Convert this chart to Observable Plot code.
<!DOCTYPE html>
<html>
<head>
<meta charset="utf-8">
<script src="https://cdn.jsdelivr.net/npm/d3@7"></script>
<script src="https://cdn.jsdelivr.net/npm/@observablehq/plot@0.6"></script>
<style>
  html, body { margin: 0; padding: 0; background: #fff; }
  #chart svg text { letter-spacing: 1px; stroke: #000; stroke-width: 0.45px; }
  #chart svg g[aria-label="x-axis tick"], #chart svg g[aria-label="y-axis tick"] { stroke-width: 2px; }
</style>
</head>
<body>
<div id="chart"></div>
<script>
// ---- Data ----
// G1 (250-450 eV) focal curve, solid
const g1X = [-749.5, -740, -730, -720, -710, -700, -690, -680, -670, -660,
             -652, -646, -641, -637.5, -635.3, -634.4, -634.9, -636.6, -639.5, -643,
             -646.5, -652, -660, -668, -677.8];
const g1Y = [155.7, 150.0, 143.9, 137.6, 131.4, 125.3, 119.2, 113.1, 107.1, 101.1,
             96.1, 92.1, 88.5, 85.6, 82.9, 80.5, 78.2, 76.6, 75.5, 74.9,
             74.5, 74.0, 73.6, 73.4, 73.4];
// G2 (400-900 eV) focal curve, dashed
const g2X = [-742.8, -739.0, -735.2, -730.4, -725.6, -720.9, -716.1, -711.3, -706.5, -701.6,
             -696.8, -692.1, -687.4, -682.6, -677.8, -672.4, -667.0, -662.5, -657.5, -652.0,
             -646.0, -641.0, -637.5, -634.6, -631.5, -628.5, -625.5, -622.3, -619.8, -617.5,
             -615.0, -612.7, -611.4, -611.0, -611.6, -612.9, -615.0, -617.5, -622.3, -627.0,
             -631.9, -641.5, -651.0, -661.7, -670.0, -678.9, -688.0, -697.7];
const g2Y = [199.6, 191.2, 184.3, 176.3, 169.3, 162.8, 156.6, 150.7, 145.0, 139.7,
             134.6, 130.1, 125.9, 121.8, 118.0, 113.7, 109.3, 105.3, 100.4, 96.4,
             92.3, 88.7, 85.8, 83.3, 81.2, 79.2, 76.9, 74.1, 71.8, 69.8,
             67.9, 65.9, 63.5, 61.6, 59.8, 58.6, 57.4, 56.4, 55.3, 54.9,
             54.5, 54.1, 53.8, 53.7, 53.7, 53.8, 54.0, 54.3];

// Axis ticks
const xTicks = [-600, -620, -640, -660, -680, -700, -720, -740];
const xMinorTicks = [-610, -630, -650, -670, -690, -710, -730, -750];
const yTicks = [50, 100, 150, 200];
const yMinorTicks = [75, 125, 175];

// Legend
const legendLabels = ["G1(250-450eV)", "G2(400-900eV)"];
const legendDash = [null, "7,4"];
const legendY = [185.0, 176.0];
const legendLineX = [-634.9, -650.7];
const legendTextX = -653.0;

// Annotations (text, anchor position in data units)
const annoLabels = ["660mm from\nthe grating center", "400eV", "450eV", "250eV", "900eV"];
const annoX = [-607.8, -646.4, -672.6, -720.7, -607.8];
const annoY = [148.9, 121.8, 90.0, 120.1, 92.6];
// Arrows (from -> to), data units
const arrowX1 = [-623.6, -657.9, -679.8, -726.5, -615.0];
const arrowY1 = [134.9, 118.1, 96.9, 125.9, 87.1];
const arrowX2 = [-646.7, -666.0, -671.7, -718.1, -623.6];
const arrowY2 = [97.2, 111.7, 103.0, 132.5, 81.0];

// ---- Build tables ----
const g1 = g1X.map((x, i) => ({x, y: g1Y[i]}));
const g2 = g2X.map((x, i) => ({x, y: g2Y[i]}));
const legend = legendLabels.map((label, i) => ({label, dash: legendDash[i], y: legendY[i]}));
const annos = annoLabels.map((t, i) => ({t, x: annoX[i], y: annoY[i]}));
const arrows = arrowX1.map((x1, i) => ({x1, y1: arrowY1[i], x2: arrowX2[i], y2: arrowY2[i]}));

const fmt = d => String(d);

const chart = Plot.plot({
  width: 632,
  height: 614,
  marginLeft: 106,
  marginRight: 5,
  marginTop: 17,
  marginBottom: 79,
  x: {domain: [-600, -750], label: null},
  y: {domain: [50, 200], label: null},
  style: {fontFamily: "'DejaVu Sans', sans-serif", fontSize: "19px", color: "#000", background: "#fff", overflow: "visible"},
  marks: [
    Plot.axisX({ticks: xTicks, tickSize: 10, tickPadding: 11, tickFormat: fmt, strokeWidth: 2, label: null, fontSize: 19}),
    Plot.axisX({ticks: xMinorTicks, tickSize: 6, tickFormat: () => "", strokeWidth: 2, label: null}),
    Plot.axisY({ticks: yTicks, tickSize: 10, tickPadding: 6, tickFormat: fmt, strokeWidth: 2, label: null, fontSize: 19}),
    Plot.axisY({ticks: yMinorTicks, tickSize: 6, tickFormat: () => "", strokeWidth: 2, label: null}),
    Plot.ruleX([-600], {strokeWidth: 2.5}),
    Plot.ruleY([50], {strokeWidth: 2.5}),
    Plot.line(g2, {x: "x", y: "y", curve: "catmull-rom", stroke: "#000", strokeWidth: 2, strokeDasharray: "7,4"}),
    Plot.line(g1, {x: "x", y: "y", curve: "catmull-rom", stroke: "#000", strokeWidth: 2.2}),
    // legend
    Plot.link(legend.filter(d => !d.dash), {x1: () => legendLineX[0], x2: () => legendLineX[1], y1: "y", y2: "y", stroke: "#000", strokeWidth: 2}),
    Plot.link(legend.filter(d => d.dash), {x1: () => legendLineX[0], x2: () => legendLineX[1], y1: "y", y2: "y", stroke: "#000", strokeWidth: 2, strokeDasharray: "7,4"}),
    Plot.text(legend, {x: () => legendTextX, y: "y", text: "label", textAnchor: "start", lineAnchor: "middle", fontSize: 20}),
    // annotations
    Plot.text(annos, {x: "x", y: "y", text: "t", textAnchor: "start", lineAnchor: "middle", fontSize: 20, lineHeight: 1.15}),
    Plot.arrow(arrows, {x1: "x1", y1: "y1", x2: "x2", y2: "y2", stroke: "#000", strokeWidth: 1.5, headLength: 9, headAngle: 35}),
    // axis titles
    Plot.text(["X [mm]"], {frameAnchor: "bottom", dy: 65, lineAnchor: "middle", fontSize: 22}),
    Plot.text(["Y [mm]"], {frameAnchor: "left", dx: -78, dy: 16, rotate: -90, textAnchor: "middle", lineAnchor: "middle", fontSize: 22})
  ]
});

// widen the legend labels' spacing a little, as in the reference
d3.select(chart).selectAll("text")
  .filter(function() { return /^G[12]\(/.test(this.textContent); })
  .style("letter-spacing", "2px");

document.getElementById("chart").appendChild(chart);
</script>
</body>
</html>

——————————

#### Exercise goal
Take the material above and return all of it exactly.

#### Task output
Convert this chart to Observable Plot code.
<!DOCTYPE html>
<html>
<head>
<meta charset="utf-8">
<script src="https://cdn.jsdelivr.net/npm/d3@7"></script>
<script src="https://cdn.jsdelivr.net/npm/@observablehq/plot@0.6"></script>
<style>
  html, body { margin: 0; padding: 0; background: #fff; }
  #chart svg text { letter-spacing: 1px; stroke: #000; stroke-width: 0.45px; }
  #chart svg g[aria-label="x-axis tick"], #chart svg g[aria-label="y-axis tick"] { stroke-width: 2px; }
</style>
</head>
<body>
<div id="chart"></div>
<script>
// ---- Data ----
// G1 (250-450 eV) focal curve, solid
const g1X = [-749.5, -740, -730, -720, -710, -700, -690, -680, -670, -660,
             -652, -646, -641, -637.5, -635.3, -634.4, -634.9, -636.6, -639.5, -643,
             -646.5, -652, -660, -668, -677.8];
const g1Y = [155.7, 150.0, 143.9, 137.6, 131.4, 125.3, 119.2, 113.1, 107.1, 101.1,
             96.1, 92.1, 88.5, 85.6, 82.9, 80.5, 78.2, 76.6, 75.5, 74.9,
             74.5, 74.0, 73.6, 73.4, 73.4];
// G2 (400-900 eV) focal curve, dashed
const g2X = [-742.8, -739.0, -735.2, -730.4, -725.6, -720.9, -716.1, -711.3, -706.5, -701.6,
             -696.8, -692.1, -687.4, -682.6, -677.8, -672.4, -667.0, -662.5, -657.5, -652.0,
             -646.0, -641.0, -637.5, -634.6, -631.5, -628.5, -625.5, -622.3, -619.8, -617.5,
             -615.0, -612.7, -611.4, -611.0, -611.6, -612.9, -615.0, -617.5, -622.3, -627.0,
             -631.9, -641.5, -651.0, -661.7, -670.0, -678.9, -688.0, -697.7];
const g2Y = [199.6, 191.2, 184.3, 176.3, 169.3, 162.8, 156.6, 150.7, 145.0, 139.7,
             134.6, 130.1, 125.9, 121.8, 118.0, 113.7, 109.3, 105.3, 100.4, 96.4,
             92.3, 88.7, 85.8, 83.3, 81.2, 79.2, 76.9, 74.1, 71.8, 69.8,
             67.9, 65.9, 63.5, 61.6, 59.8, 58.6, 57.4, 56.4, 55.3, 54.9,
             54.5, 54.1, 53.8, 53.7, 53.7, 53.8, 54.0, 54.3];

// Axis ticks
const xTicks = [-600, -620, -640, -660, -680, -700, -720, -740];
const xMinorTicks = [-610, -630, -650, -670, -690, -710, -730, -750];
const yTicks = [50, 100, 150, 200];
const yMinorTicks = [75, 125, 175];

// Legend
const legendLabels = ["G1(250-450eV)", "G2(400-900eV)"];
const legendDash = [null, "7,4"];
const legendY = [185.0, 176.0];
const legendLineX = [-634.9, -650.7];
const legendTextX = -653.0;

// Annotations (text, anchor position in data units)
const annoLabels = ["660mm from\nthe grating center", "400eV", "450eV", "250eV", "900eV"];
const annoX = [-607.8, -646.4, -672.6, -720.7, -607.8];
const annoY = [148.9, 121.8, 90.0, 120.1, 92.6];
// Arrows (from -> to), data units
const arrowX1 = [-623.6, -657.9, -679.8, -726.5, -615.0];
const arrowY1 = [134.9, 118.1, 96.9, 125.9, 87.1];
const arrowX2 = [-646.7, -666.0, -671.7, -718.1, -623.6];
const arrowY2 = [97.2, 111.7, 103.0, 132.5, 81.0];

// ---- Build tables ----
const g1 = g1X.map((x, i) => ({x, y: g1Y[i]}));
const g2 = g2X.map((x, i) => ({x, y: g2Y[i]}));
const legend = legendLabels.map((label, i) => ({label, dash: legendDash[i], y: legendY[i]}));
const annos = annoLabels.map((t, i) => ({t, x: annoX[i], y: annoY[i]}));
const arrows = arrowX1.map((x1, i) => ({x1, y1: arrowY1[i], x2: arrowX2[i], y2: arrowY2[i]}));

const fmt = d => String(d);

const chart = Plot.plot({
  width: 632,
  height: 614,
  marginLeft: 106,
  marginRight: 5,
  marginTop: 17,
  marginBottom: 79,
  x: {domain: [-600, -750], label: null},
  y: {domain: [50, 200], label: null},
  style: {fontFamily: "'DejaVu Sans', sans-serif", fontSize: "19px", color: "#000", background: "#fff", overflow: "visible"},
  marks: [
    Plot.axisX({ticks: xTicks, tickSize: 10, tickPadding: 11, tickFormat: fmt, strokeWidth: 2, label: null, fontSize: 19}),
    Plot.axisX({ticks: xMinorTicks, tickSize: 6, tickFormat: () => "", strokeWidth: 2, label: null}),
    Plot.axisY({ticks: yTicks, tickSize: 10, tickPadding: 6, tickFormat: fmt, strokeWidth: 2, label: null, fontSize: 19}),
    Plot.axisY({ticks: yMinorTicks, tickSize: 6, tickFormat: () => "", strokeWidth: 2, label: null}),
    Plot.ruleX([-600], {strokeWidth: 2.5}),
    Plot.ruleY([50], {strokeWidth: 2.5}),
    Plot.line(g2, {x: "x", y: "y", curve: "catmull-rom", stroke: "#000", strokeWidth: 2, strokeDasharray: "7,4"}),
    Plot.line(g1, {x: "x", y: "y", curve: "catmull-rom", stroke: "#000", strokeWidth: 2.2}),
    // legend
    Plot.link(legend.filter(d => !d.dash), {x1: () => legendLineX[0], x2: () => legendLineX[1], y1: "y", y2: "y", stroke: "#000", strokeWidth: 2}),
    Plot.link(legend.filter(d => d.dash), {x1: () => legendLineX[0], x2: () => legendLineX[1], y1: "y", y2: "y", stroke: "#000", strokeWidth: 2, strokeDasharray: "7,4"}),
    Plot.text(legend, {x: () => legendTextX, y: "y", text: "label", textAnchor: "start", lineAnchor: "middle", fontSize: 20}),
    // annotations
    Plot.text(annos, {x: "x", y: "y", text: "t", textAnchor: "start", lineAnchor: "middle", fontSize: 20, lineHeight: 1.15}),
    Plot.arrow(arrows, {x1: "x1", y1: "y1", x2: "x2", y2: "y2", stroke: "#000", strokeWidth: 1.5, headLength: 9, headAngle: 35}),
    // axis titles
    Plot.text(["X [mm]"], {frameAnchor: "bottom", dy: 65, lineAnchor: "middle", fontSize: 22}),
    Plot.text(["Y [mm]"], {frameAnchor: "left", dx: -78, dy: 16, rotate: -90, textAnchor: "middle", lineAnchor: "middle", fontSize: 22})
  ]
});

// widen the legend labels' spacing a little, as in the reference
d3.select(chart).selectAll("text")
  .filter(function() { return /^G[12]\(/.test(this.textContent); })
  .style("letter-spacing", "2px");

document.getElementById("chart").appendChild(chart);
</script>
</body>
</html>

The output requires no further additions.